TO BE DONE
Copy out all lines with the word "this" in them.
***** SUPPLIED DATA *****
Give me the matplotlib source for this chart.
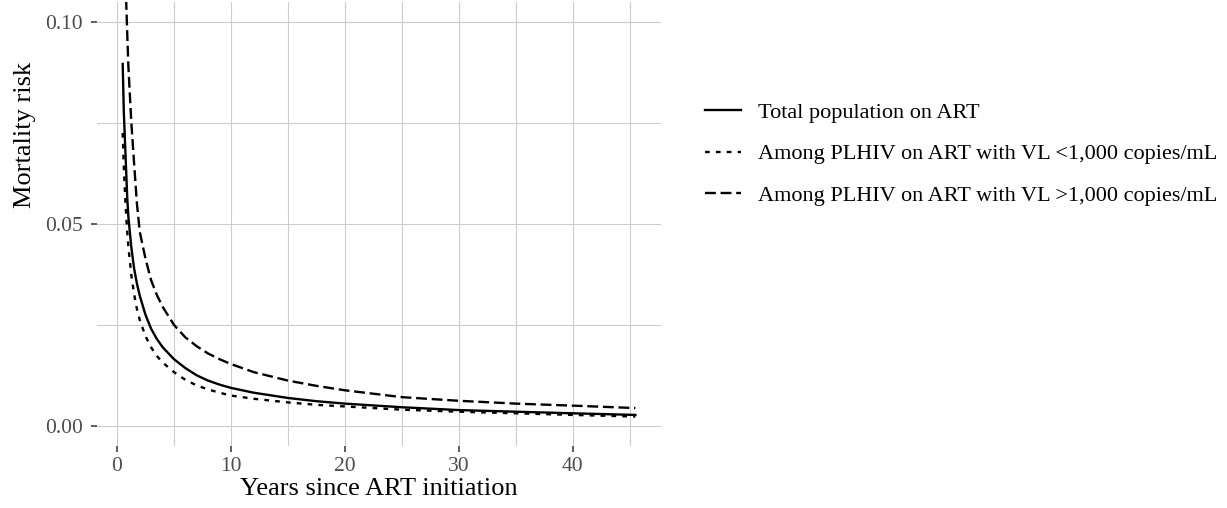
*****
***** SUPPLIED DATA *****
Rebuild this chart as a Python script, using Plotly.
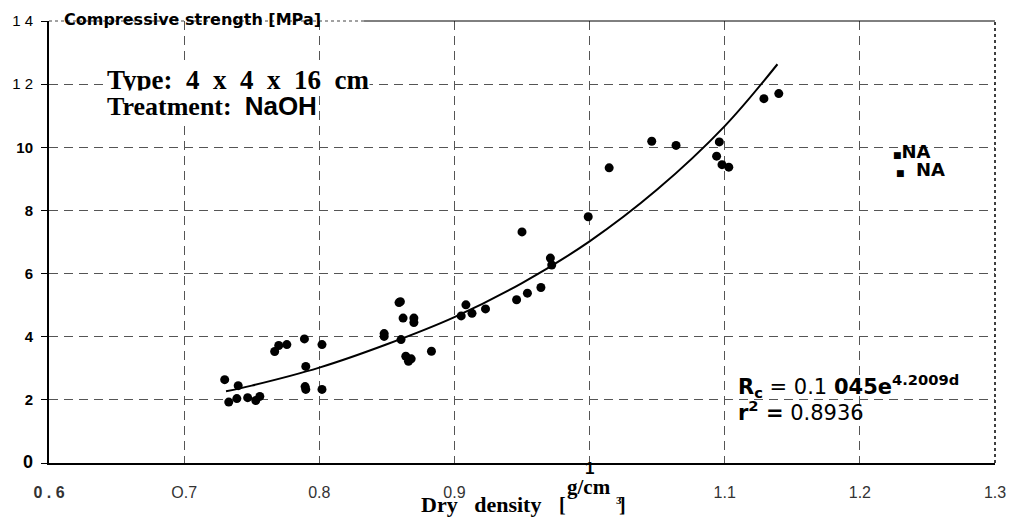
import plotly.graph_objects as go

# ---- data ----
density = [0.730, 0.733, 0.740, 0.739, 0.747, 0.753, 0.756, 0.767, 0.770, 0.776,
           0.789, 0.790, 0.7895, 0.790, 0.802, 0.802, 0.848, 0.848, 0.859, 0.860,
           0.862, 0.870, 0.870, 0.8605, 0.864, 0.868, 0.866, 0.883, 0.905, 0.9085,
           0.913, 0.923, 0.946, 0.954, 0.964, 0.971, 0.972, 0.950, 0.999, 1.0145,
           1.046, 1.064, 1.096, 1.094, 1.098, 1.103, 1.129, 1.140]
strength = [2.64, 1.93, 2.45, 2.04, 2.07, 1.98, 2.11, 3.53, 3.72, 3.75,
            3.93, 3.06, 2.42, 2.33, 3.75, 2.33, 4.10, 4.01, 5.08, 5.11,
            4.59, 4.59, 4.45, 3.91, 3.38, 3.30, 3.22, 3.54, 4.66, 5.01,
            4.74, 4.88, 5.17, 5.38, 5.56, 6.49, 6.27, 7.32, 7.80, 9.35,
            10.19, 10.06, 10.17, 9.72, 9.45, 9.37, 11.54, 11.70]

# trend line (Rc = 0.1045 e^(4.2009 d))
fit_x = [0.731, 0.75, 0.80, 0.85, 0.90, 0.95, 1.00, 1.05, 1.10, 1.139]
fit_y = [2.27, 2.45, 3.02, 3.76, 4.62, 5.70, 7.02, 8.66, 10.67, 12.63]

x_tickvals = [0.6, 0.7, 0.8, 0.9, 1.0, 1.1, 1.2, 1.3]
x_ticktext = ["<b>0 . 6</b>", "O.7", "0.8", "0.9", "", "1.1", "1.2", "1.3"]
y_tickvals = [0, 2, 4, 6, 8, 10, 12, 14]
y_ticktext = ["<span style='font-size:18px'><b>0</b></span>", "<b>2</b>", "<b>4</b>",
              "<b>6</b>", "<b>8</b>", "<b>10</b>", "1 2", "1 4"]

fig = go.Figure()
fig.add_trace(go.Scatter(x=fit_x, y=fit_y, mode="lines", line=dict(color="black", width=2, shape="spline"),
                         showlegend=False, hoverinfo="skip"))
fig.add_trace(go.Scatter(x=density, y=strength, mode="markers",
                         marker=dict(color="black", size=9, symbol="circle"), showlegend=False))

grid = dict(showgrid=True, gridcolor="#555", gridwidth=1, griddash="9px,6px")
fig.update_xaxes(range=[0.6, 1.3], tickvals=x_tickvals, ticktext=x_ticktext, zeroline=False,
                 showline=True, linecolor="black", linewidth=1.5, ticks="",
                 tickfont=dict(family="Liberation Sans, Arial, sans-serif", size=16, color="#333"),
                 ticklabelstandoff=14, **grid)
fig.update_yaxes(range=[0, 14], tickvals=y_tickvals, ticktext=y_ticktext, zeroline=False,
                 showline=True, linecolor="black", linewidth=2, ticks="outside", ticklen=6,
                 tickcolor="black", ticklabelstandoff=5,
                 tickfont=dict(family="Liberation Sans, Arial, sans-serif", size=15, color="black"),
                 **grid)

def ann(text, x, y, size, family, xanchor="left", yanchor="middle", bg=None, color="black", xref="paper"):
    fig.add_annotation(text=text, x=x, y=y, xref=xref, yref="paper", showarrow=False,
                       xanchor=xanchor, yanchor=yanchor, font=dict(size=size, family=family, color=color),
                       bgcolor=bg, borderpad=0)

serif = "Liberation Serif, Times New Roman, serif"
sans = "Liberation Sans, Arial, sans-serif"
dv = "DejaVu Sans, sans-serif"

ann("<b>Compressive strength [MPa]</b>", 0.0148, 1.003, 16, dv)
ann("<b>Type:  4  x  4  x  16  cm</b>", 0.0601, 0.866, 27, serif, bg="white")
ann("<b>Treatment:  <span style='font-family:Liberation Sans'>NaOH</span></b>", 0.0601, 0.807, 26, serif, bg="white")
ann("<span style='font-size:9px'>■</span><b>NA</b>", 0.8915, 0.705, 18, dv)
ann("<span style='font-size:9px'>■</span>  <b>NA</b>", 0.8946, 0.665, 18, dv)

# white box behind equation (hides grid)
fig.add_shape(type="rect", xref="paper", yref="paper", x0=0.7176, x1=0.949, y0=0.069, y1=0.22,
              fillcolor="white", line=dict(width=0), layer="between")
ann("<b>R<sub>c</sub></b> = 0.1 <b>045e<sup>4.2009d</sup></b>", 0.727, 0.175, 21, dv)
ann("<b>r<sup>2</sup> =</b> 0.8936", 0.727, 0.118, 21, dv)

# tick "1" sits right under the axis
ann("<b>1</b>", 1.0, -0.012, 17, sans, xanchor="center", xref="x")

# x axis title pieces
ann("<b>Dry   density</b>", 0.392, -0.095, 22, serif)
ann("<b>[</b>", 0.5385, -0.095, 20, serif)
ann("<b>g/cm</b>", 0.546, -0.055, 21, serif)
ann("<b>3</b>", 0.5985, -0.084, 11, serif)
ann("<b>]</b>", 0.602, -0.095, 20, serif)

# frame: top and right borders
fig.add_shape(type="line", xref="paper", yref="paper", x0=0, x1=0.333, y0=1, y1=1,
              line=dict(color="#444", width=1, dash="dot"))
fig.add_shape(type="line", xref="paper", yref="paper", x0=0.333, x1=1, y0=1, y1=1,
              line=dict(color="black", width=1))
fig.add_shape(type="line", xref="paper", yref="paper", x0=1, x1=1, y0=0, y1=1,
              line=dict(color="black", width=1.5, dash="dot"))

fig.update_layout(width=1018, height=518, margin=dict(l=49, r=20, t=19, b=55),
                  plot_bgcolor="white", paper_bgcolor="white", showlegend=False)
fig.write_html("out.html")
*****
COMPLETED EXERCISE
Give me the matplotlib source for this chart.
Rebuild this chart as a Python script, using Plotly.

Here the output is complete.